3. Read and watch content with neurodivergent characters

This can be challenging, but there are an increasing number of books and films which include representations of neurodivergent conditions, admittedly some more sensitively than others. A study was recently done which explored the importance of representation to neurodivergent young people. One interesting finding which emerged was that they didn’t feel a story needed to necessarily be about the condition in question, but rather that the condition was simply a small part of the story. After all, having ADHD or dyslexia or being autistic isn’t all you are – it says nothing about your sense of humour, your sense of style or the type of person you are. It’s just part of who you are. To paraphrase, if you’ve met one neurodivergent person, you’ve met one neurodivergent person.

4. Speak up about neurodiversity – spread the word!

There are a lot of misunderstandings around the concept of neurodiversity and the various neurodivergent conditions.
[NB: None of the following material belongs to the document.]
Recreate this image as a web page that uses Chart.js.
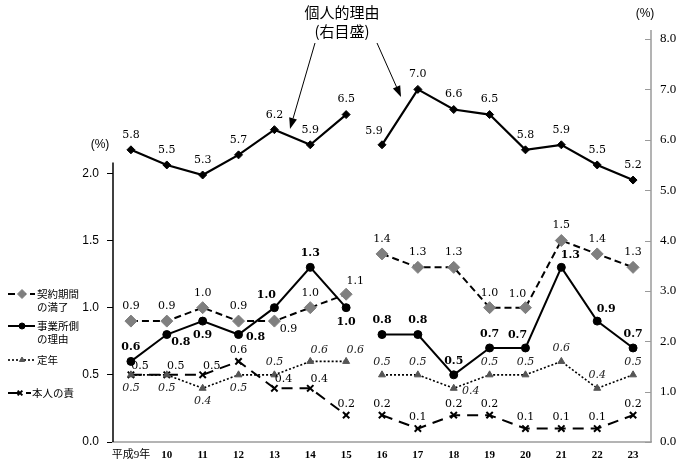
<!DOCTYPE html>
<html><head><meta charset="utf-8">
<script src="https://cdn.jsdelivr.net/npm/chart.js@4/dist/chart.umd.min.js"></script>
<style>html,body{margin:0;padding:0;background:#fff;}#wrap{width:680px;height:460px;position:relative;}</style>
</head><body><div id="wrap"><canvas id="c" width="680" height="460"></canvas></div>
<script>
// ---- data ----
const categories = ['平成9年','10','11','12','13','14','15','16','17','18','19','20','21','22','23'];
const personalReason = [5.8,5.5,5.3,5.7,6.2,5.9,6.5,5.9,7.0,6.6,6.5,5.8,5.9,5.5,5.2];
const contractExpiry = [0.9,0.9,1.0,0.9,0.9,1.0,1.1,1.4,1.3,1.3,1.0,1.0,1.5,1.4,1.3];
const employerReason = [0.6,0.8,0.9,0.8,1.0,1.3,1.0,0.8,0.8,0.5,0.7,0.7,1.3,0.9,0.7];
const retirementAge  = [0.5,0.5,0.4,0.5,0.5,0.6,0.6,0.5,0.5,0.4,0.5,0.5,0.6,0.4,0.5];
const ownFault       = [0.5,0.5,0.5,0.6,0.4,0.4,0.2,0.2,0.1,0.2,0.2,0.1,0.1,0.1,0.2];
const leftTicks  = [0,0.5,1.0,1.5,2.0];
const rightTicks = [0,1,2,3,4,5,6,7,8];
const seriesNames = ['個人的理由','契約期間の満了','事業所側の理由','定年','本人の責'];
const breakAfter = categories.indexOf('15');

// ---- label placement codes (style, not data) ----
const personalPos = ['a','a','a','a','a','a','a','al','a','a','a','a','a','a','a'];
const contractPos = ['a','a','a','a','br','a','ar','a','a','a','a','al','a','a','a'];
const employerPos = ['a','br','b','r','al','a','b','a','a','a','a','al','ar','ar','a'];
const retirePos   = ['b','b','b','b','a','ar','ar','a','a','r','a','a','a','a','a'];
const faultPos    = ['ar','ar','ar','a','ar','ar','a','a','a','a','a','a','a','a','a'];

const SERIF = '"DejaVu Serif", serif';
const labelCfg = [
  {pos: personalPos, dist: 15, font: '11px ' + SERIF, color: '#000'},
  {pos: contractPos, dist: 15, font: '11px ' + SERIF, color: '#000'},
  {pos: employerPos, dist: 14, font: 'bold 11px ' + SERIF, color: '#000'},
  {pos: retirePos,   dist: 13, font: 'italic 11px ' + SERIF, color: '#222'},
  {pos: faultPos,    dist: 11, font: '11px ' + SERIF, color: '#000'}
];
function offsetFor(code, d) {
  switch (code) {
    case 'b':  return [0, d];
    case 'ar': return [9, -d + 2];
    case 'al': return [-8, -d + 1];
    case 'br': return [14, 8];
    case 'r':  return [17, 3];
    default:   return [0, -d];
  }
}

const gapSeg = { borderColor: ctx => ctx.p0DataIndex === breakAfter ? 'rgba(0,0,0,0)' : undefined };

function drawMarker(ctx, style, x, y, r, fill, stroke, lw) {
  ctx.save();
  ctx.fillStyle = fill; ctx.strokeStyle = stroke; ctx.lineWidth = lw || 1; ctx.setLineDash([]);
  ctx.beginPath();
  if (style === 'rectRot') {
    ctx.moveTo(x, y - r); ctx.lineTo(x + r, y); ctx.lineTo(x, y + r); ctx.lineTo(x - r, y); ctx.closePath();
    ctx.fill(); ctx.stroke();
  } else if (style === 'circle') {
    ctx.arc(x, y, r, 0, Math.PI * 2); ctx.fill(); ctx.stroke();
  } else if (style === 'triangle') {
    ctx.moveTo(x, y - r); ctx.lineTo(x + r * 0.87, y + r * 0.5); ctx.lineTo(x - r * 0.87, y + r * 0.5); ctx.closePath();
    ctx.fill(); ctx.stroke();
  } else if (style === 'crossRot') {
    const k = r * 0.7;
    ctx.moveTo(x - k, y - k); ctx.lineTo(x + k, y + k); ctx.moveTo(x + k, y - k); ctx.lineTo(x - k, y + k);
    ctx.stroke();
  }
  ctx.restore();
}

const decor = {
  id: 'decor',
  afterDraw(chart) {
    const ctx = chart.ctx, ca = chart.chartArea;
    const y = chart.scales.y, y1 = chart.scales.y1;
    ctx.save();
    // left axis line (only up to a bit above 2.0)
    ctx.strokeStyle = '#000'; ctx.lineWidth = 1.5;
    ctx.beginPath(); ctx.moveTo(ca.left, y.getPixelForValue(0)); ctx.lineTo(ca.left, y.getPixelForValue(2.08)); ctx.stroke();
    // right axis line + inward ticks
    ctx.strokeStyle = '#9a9a9a'; ctx.lineWidth = 1.5;
    ctx.beginPath(); ctx.moveTo(ca.right, y1.getPixelForValue(0)); ctx.lineTo(ca.right, y1.getPixelForValue(8) - 9); ctx.stroke();
    ctx.lineWidth = 1;
    rightTicks.forEach(v => {
      const py = Math.round(y1.getPixelForValue(v)) + 0.5;
      ctx.beginPath(); ctx.moveTo(ca.right - 6, py); ctx.lineTo(ca.right, py); ctx.stroke();
    });
    // unit labels
    ctx.fillStyle = '#000'; ctx.textAlign = 'center'; ctx.textBaseline = 'middle';
    ctx.font = '12px "Liberation Sans", sans-serif';
    ctx.fillText('(%)', 100, 145);
    ctx.fillText('(%)', 645, 14);
    // title annotation
    ctx.font = '15px "Noto Sans CJK JP"';
    ctx.fillText(seriesNames[0], 342, 12);
    ctx.fillText('(右目盛)', 342, 31);
    // arrows
    const arrow = (x0, y0, x1, y1p) => {
      ctx.strokeStyle = '#000'; ctx.fillStyle = '#000'; ctx.lineWidth = 1;
      const ang = Math.atan2(y1p - y0, x1 - x0), L = 11, W = 4;
      const bx = x1 - L * Math.cos(ang), by = y1p - L * Math.sin(ang);
      ctx.beginPath(); ctx.moveTo(x0, y0); ctx.lineTo(bx, by); ctx.stroke();
      ctx.beginPath(); ctx.moveTo(x1, y1p);
      ctx.lineTo(bx + W * Math.sin(ang), by - W * Math.cos(ang));
      ctx.lineTo(bx - W * Math.sin(ang), by + W * Math.cos(ang));
      ctx.closePath(); ctx.fill();
    };
    arrow(315, 43, 290, 129);
    arrow(377, 43, 401, 97);
    // legend
    const ds = chart.data.datasets;
    const legendItems = [
      {i: 1, y: 294, lines: ['契約期間', 'の満了'], x0: 8, x1: 35, mx: 22, tx: 37},
      {i: 2, y: 326, lines: ['事業所側', 'の理由'], x0: 8, x1: 35, mx: 22, tx: 37},
      {i: 3, y: 360, lines: ['定年'], x0: 8, x1: 35, mx: 22, tx: 37},
      {i: 4, y: 393, lines: ['本人の責'], x0: 8, x1: 31, mx: 20, tx: 32}
    ];
    legendItems.forEach(it => {
      const d = ds[it.i];
      ctx.save();
      ctx.strokeStyle = d.borderColor; ctx.lineWidth = d.borderWidth;
      ctx.setLineDash(d.borderDash || []);
      ctx.beginPath(); ctx.moveTo(it.x0, it.y); ctx.lineTo(it.x1, it.y); ctx.stroke();
      ctx.restore();
      drawMarker(ctx, d.pointStyle, it.mx, it.y, d.pointRadius * 0.75, d.pointBackgroundColor, d.pointBorderColor, d.pointBorderWidth);
      ctx.fillStyle = '#000'; ctx.textAlign = 'left'; ctx.textBaseline = 'middle';
      ctx.font = '10.5px "Noto Sans CJK JP"';
      it.lines.forEach((t, k) => ctx.fillText(t, it.tx, it.y + k * 13));
    });
    ctx.restore();
  },
  afterDatasetsDraw(chart) {
    const ctx = chart.ctx;
    ctx.save();
    ctx.textAlign = 'center'; ctx.textBaseline = 'middle';
    chart.data.datasets.forEach((d, di) => {
      const cfg = labelCfg[di];
      const meta = chart.getDatasetMeta(di);
      ctx.font = cfg.font; ctx.fillStyle = cfg.color;
      meta.data.forEach((pt, j) => {
        const v = d.data[j];
        if (v == null) return;
        const [dx, dy] = offsetFor(cfg.pos[j], cfg.dist);
        ctx.fillText(v.toFixed(1), pt.x + dx, pt.y + dy);
      });
    });
    ctx.restore();
  }
};

new Chart(document.getElementById('c'), {
  type: 'line',
  data: {
    labels: categories,
    datasets: [
      {label: seriesNames[0], data: personalReason, yAxisID: 'y1', borderColor: '#000', borderWidth: 2.2,
       pointStyle: 'rectRot', pointRadius: 4, pointBackgroundColor: '#000', pointBorderColor: '#000', pointBorderWidth: 1, segment: gapSeg},
      {label: seriesNames[1], data: contractExpiry, yAxisID: 'y', borderColor: '#000', borderWidth: 2, borderDash: [7, 4],
       pointStyle: 'rectRot', pointRadius: 6, pointBackgroundColor: '#7f7f7f', pointBorderColor: '#7f7f7f', pointBorderWidth: 1, segment: gapSeg},
      {label: seriesNames[2], data: employerReason, yAxisID: 'y', borderColor: '#000', borderWidth: 2,
       pointStyle: 'circle', pointRadius: 4, pointBackgroundColor: '#000', pointBorderColor: '#000', pointBorderWidth: 1, segment: gapSeg},
      {label: seriesNames[3], data: retirementAge, yAxisID: 'y', borderColor: '#000', borderWidth: 1.6, borderDash: [2, 2],
       pointStyle: 'triangle', pointRadius: 4, pointBackgroundColor: '#555', pointBorderColor: '#555', pointBorderWidth: 1, segment: gapSeg},
      {label: seriesNames[4], data: ownFault, yAxisID: 'y', borderColor: '#000', borderWidth: 2, borderDash: [11, 7],
       pointStyle: 'crossRot', pointRadius: 4.5, pointBackgroundColor: '#000', pointBorderColor: '#000', pointBorderWidth: 2, segment: gapSeg}
    ]
  },
  options: {
    responsive: false, animation: false, devicePixelRatio: 1,
    layout: {padding: {top: 39, left: 0, right: 0, bottom: 0}},
    plugins: {legend: {display: false}, tooltip: {enabled: false}, title: {display: false}},
    elements: {line: {tension: 0, fill: false}},
    scales: {
      x: {
        offset: true,
        grid: {display: false, drawTicks: false},
        border: {display: true, color: '#b4b4b4', width: 2},
        ticks: {color: '#000', padding: 7, maxRotation: 0, autoSkip: false,
          font: ctx => ({family: '"Liberation Serif", "Noto Sans CJK JP"', size: 11, weight: ctx.index === 0 ? 'normal' : 'bold'})},
        afterFit: s => { s.height = 18; }
      },
      y: {
        position: 'left', min: 0, max: 3,
        afterBuildTicks: s => { s.ticks = leftTicks.map(v => ({value: v})); },
        grid: {drawOnChartArea: false, drawTicks: true, tickLength: 6, color: '#000', lineWidth: 1},
        border: {display: false},
        ticks: {color: '#000', padding: 8, font: {family: '"Liberation Sans"', size: 12}, callback: v => Number(v).toFixed(1)},
        afterFit: s => { s.width = 113; }
      },
      y1: {
        position: 'right', min: 0, max: 8,
        afterBuildTicks: s => { s.ticks = rightTicks.map(v => ({value: v})); },
        grid: {display: false, drawOnChartArea: false, drawTicks: false},
        border: {display: false},
        ticks: {color: '#000', padding: 9, font: {family: '"Liberation Serif"', size: 13}, callback: v => Number(v).toFixed(1)},
        afterFit: s => { s.width = 29; }
      }
    }
  },
  plugins: [decor]
});
</script>
</body></html>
As a neurodivergent person, you can add so much value to conversations around the issues.

Be Yourself

Being neurodivergent can be really challenging and sometimes it can be easier to just try to fit the mould rather than ask for the help you need. It can feel like you’re making too much of a fuss or that you shouldn’t have to ask for help, but remember that asking for those accommodations and help isn’t selfish at all. In fact, it’s not even entirely about you – when we make the world better for ourselves as neurodivergent people, we make it better for everyone.